Declarações bombásticas e polêmicas comovem corações e mentes, mas não servem para os negócios. O presidente Luiz Inácio Lula da Silva e o governo brasileiro agem de forma extremamente correta ao relevar as agressões verbais gratuitas proferidas pelo presidente da Argentina, Javier Milei, contra o colega brasileiro. Milei fala para os seus eleitores radicais pouco se importando com o impacto desses atos em relação ao restante do mundo, como que querendo isolar a Argentina em uma ilha da fantasia. Governos passam, estados e empresas permanecem e é assim que o embaixador brasileiro na Argentina, Julio Biteli, se posicionou ao deixar o Palácio do Planalto ontem.

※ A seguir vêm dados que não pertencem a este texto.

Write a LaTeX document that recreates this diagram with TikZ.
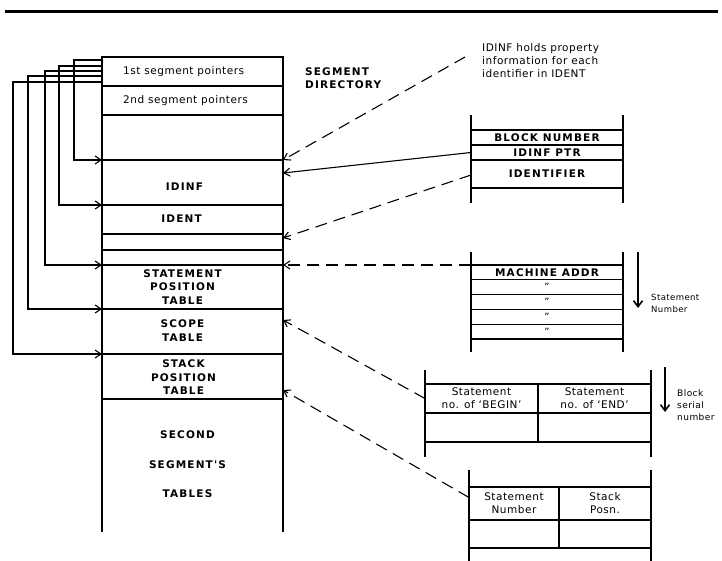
\documentclass[tikz,border=0pt]{standalone}
\usepackage{fontspec}
\setmainfont{DejaVu Sans}[LetterSpace=5]
\newfontfamily\capfont{DejaVu Sans}[LetterSpace=11, UprightFont=*-Bold]
\usetikzlibrary{arrows.meta,positioning}

\begin{document}
\begin{tikzpicture}[
  x=1pt, y=-1pt,
  txt/.style={font=\fontsize{10.5}{13}\selectfont, inner sep=0pt, align=center},
  captxt/.style={font=\capfont\fontsize{10.5}{13.5}\selectfont, inner sep=0pt, align=center},
  sidetxt/.style={font=\fontsize{8.5}{12}\selectfont, inner sep=0pt, align=left, anchor=west},
  dittotxt/.style={font=\fontsize{10}{10}\selectfont, inner sep=0pt},
  cell/.style={draw, line width=1.3pt, inner sep=0pt, outer sep=0pt, minimum width=181pt},
  row/.style={draw, line width=1.1pt, inner sep=0pt, outer sep=0pt},
  tabline/.style={line width=1.1pt},
  ptr/.style={-{Straight Barb[length=6pt,width=8pt]}, line width=1.1pt},
  dptr/.style={ptr, dash pattern=on 12pt off 7pt},
  dirarr/.style={-{Straight Barb[length=6pt,width=9pt]}, line width=1.6pt},
]
\useasboundingbox (0,0) rectangle (722,561);
\draw[line width=3pt] (5,12) -- (718,12);

% segment directory column
\foreach \nm/\ta/\tb in {cseg1/57/86, cseg2/86/115, cfree/115/160, cidinf/160/205,
    cident/205/234, cgapa/234/250, cgapb/250/265, cstmt/265/309, cscope/309/354, cstack/354/399}
  \node[cell, minimum height={(\tb-\ta)*1pt}] (\nm) at (192.5,{(\ta+\tb)/2}) {};
\node[cell, draw=none, minimum height=133pt] (csecond) at (192.5,465.5) {};
\draw[line width=1.3pt] (csecond.north west) -- (csecond.south west)
  (csecond.north east) -- (csecond.south east);

\node[txt, anchor=west] (tseg1) at ([xshift=21pt]cseg1.west) {1st segment pointers};
\node[txt, anchor=west] (tseg2) at ([xshift=21pt]cseg2.west) {2nd segment pointers};
\node[captxt] (tidinf) at ([shift={(-8pt,-4pt)}]cidinf.center) {IDINF};
\node[captxt] (tident) at ([shift={(-11pt,1pt)}]cident.center) {IDENT};
\node[captxt] (tstmt) at ([xshift=-10pt]cstmt.center) {STATEMENT\\POSITION\\TABLE};
\node[captxt] (tscope) at ([shift={(-10pt,1pt)}]cscope.center) {SCOPE\\TABLE};
\node[captxt] (tstack) at ([shift={(-9pt,-1pt)}]cstack.center) {STACK\\POSITION\\TABLE};
\node[captxt, font=\capfont\fontsize{10.5}{29.5}\selectfont] (tsecond)
  at ([shift={(-5pt,1pt)}]csecond.center) {SECOND\\SEGMENT'S\\TABLES};

\node[captxt, anchor=west, align=left] (tsegdir) at (305,78) {SEGMENT\\DIRECTORY};
\node[txt, anchor=west, align=left] (ninfo) at (482,60.5)
  {IDINF holds property\\information for each\\identifier in IDENT};

% pointers out of the first row
\foreach \dy/\dx/\tgt in {3/28/cidinf, 9/43/cident, 14/57/cstmt, 19/74/cscope, 25/89/cstack}
  \draw[ptr] ([yshift=-\dy*1pt]cseg1.north west) -| ([xshift=-\dx*1pt]\tgt.north west)
    -- (\tgt.north west);

% IDENT entry
\node[row, captxt, minimum width=152pt, minimum height=15pt] (tblock) at (547,137.5) {BLOCK NUMBER};
\node[row, captxt, minimum width=152pt, minimum height=15pt, below=0pt of tblock] (tptr) {IDINF PTR};
\node[row, captxt, minimum width=152pt, minimum height=28pt, below=0pt of tptr] (tidf) {IDENTIFIER};
\draw[tabline] ([yshift=15pt]tblock.north west) -- ([yshift=-15pt]tidf.south west)
  ([yshift=15pt]tblock.north east) -- ([yshift=-15pt]tidf.south east);

% statement position table
\node[row, captxt, minimum width=152pt, minimum height=14.8pt] (tmach) at (547,272.4) {MACHINE ADDR};
\node[row, dittotxt, minimum width=152pt, minimum height=14.8pt, below=0pt of tmach] (tdita) {''};
\node[row, dittotxt, minimum width=152pt, minimum height=14.8pt, below=0pt of tdita] (tditb) {''};
\node[row, dittotxt, minimum width=152pt, minimum height=14.8pt, below=0pt of tditb] (tditc) {''};
\node[row, dittotxt, minimum width=152pt, minimum height=14.8pt, below=0pt of tditc] (tditd) {''};
\draw[tabline] ([yshift=13pt]tmach.north west) -- ([yshift=-13pt]tditd.south west)
  ([yshift=13pt]tmach.north east) -- ([yshift=-13pt]tditd.south east);

\coordinate (snup) at (638,252);
\coordinate (snlow) at (638,308);
\draw[dirarr] (snup) -- (snlow);
\node[sidetxt] (nstnum) at (651,303.5) {Statement\\Number};

% scope table
\node[row, txt, minimum width=113pt, minimum height=29pt] (tbegin) at (481.5,398.5)
  {Statement\\no. of `BEGIN'};
\node[row, txt, minimum width=113pt, minimum height=29pt, right=0pt of tbegin] (tend)
  {Statement\\no. of `END'};
\node[row, minimum width=113pt, minimum height=29pt, below=0pt of tbegin] (tbegintwo) {};
\node[row, minimum width=113pt, minimum height=29pt, below=0pt of tend] (tendtwo) {};
\draw[tabline] ([yshift=14pt]tbegin.north west) -- ([yshift=-15pt]tbegintwo.south west)
  ([yshift=14pt]tend.north east) -- ([yshift=-15pt]tendtwo.south east);

\coordinate (bsup) at (665,367);
\coordinate (bslow) at (665,412);
\draw[dirarr] (bsup) -- (bslow);
\node[sidetxt, font=\fontsize{9}{12}\selectfont] (nblock) at (677,405) {Block\\serial\\number};

% stack position table
\node[row, txt, minimum width=90pt, minimum height=33pt] (tsnum) at (514,503.5)
  {Statement\\Number};
\node[row, txt, minimum width=92pt, minimum height=33pt, right=0pt of tsnum] (tposn)
  {Stack\\Posn.};
\node[row, minimum width=90pt, minimum height=28pt, below=0pt of tsnum] (tsnumtwo) {};
\node[row, minimum width=92pt, minimum height=28pt, below=0pt of tposn] (tposntwo) {};
\draw[tabline] ([yshift=17pt]tsnum.north west) -- ([yshift=-13pt]tsnumtwo.south west)
  ([yshift=17pt]tposn.north east) -- ([yshift=-13pt]tposntwo.south east);

% references back into the directory
\coordinate (nfoot) at (465,57);
\draw[dptr] (nfoot) -- (cidinf.north east);
\draw[ptr] (tptr.west) -- ([yshift=-13pt]cidinf.north east);
\draw[dptr] ([yshift=-1pt]tidf.west) -- ([yshift=-4pt]cgapa.north east);
\draw[dptr] (tmach.north west) -- (cstmt.north east);
\draw[dptr] (tbegin.west) -- ([yshift=-11pt]cscope.north east);
\draw[dptr] ([yshift=6pt]tsnum.west) -- ([yshift=-36pt]cstack.north east);
\end{tikzpicture}
\end{document}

Ele foi chamado exatamente para esclarecer as relações do Brasil com a Argentina, que são de longe mais importantes do que polêmicas envolvendo os presidentes dos dois países.


A Argentina é ums dos principais parceiros comerciais do Brasil, juntamente com a China, os Estados Unidos e os Países Baixos, e integra o Mercado Comum do Cone Sul (Mercosul), criado há 33 anos e que sobreviveu a governos de ideologias variadas. A Argentina é o maior parceiro comercial do Brasil dentro do Mercosul e, em função de uma política econômica restritiva e com impacto sobre o consumo, são os argentinos que hoje mais se beneficiam dessa parceria, com o Brasil sendo um dos principais destinos para produtos argentinos.


No primeiro semestre deste ano, as exportações brasileiras para a Argentina somaram US$ 5,88 bilhões, com queda de 37,6% em valor e de 27,7% em volume em relação aos seis primeiros meses do ano passado, enquanto as importações do Brasil do país vizinho somaram US$ 6 bilhões, com aumento de 2,4% sobre os US$ 5,93 bilhões importados no primeiro semestre de 2023. Para se ter ideia do impacto da relação do Brasil com a Argentina, as importações representam 67,6% de tudo o que o Brasil comprou dos países do Mercosul de janeiro a junho deste ano, enquanto nas exportações o Brasil vendeu para esse vizinho 66,1% de tudo que destinou para os membros do bloco econômico.


A orientação dada pelo governo para a Embaixada em Buenos Aires desde dezembro do ano passado é preservar a relação econômica entre os dois países. A parceria é estratégica e deve ser vista com base no exemplo do Reino Unido, que depois de deixar a União Europeia agora busca uma reaproximação com o bloco europeu. Um inimaginável rompimento entre Brasil e Argentina traria prejuízo para os dois países e para toda a região, além de minar possibilidades futuras, como a conclusão do acordo Mercosul e União Europeia, celebrado em junho de 2019, após 20 anos de negociações e que até hoje não saiu do papel.


O Brasil tem visto as atitudes de Miley como “provocações” e adotado uma postura pragmática, uma vez que a diplomacia argentina mantém conversações com a brasileira sem que haja interrupções, inclusive com missões empresariais sendo realizadas e previstas entre as duas nações. A avaliação correta do governo brasileiro é de que a retração nas vendas para a Argentina é circunstancial e que mesmo em crise a Argentina oferece oportunidades de negócios para as empresas brasileiras. Esse é o interesse que efetivamente deve ser defendido, para manter mercados para produtos brasileiros, que geram emprego e renda no país.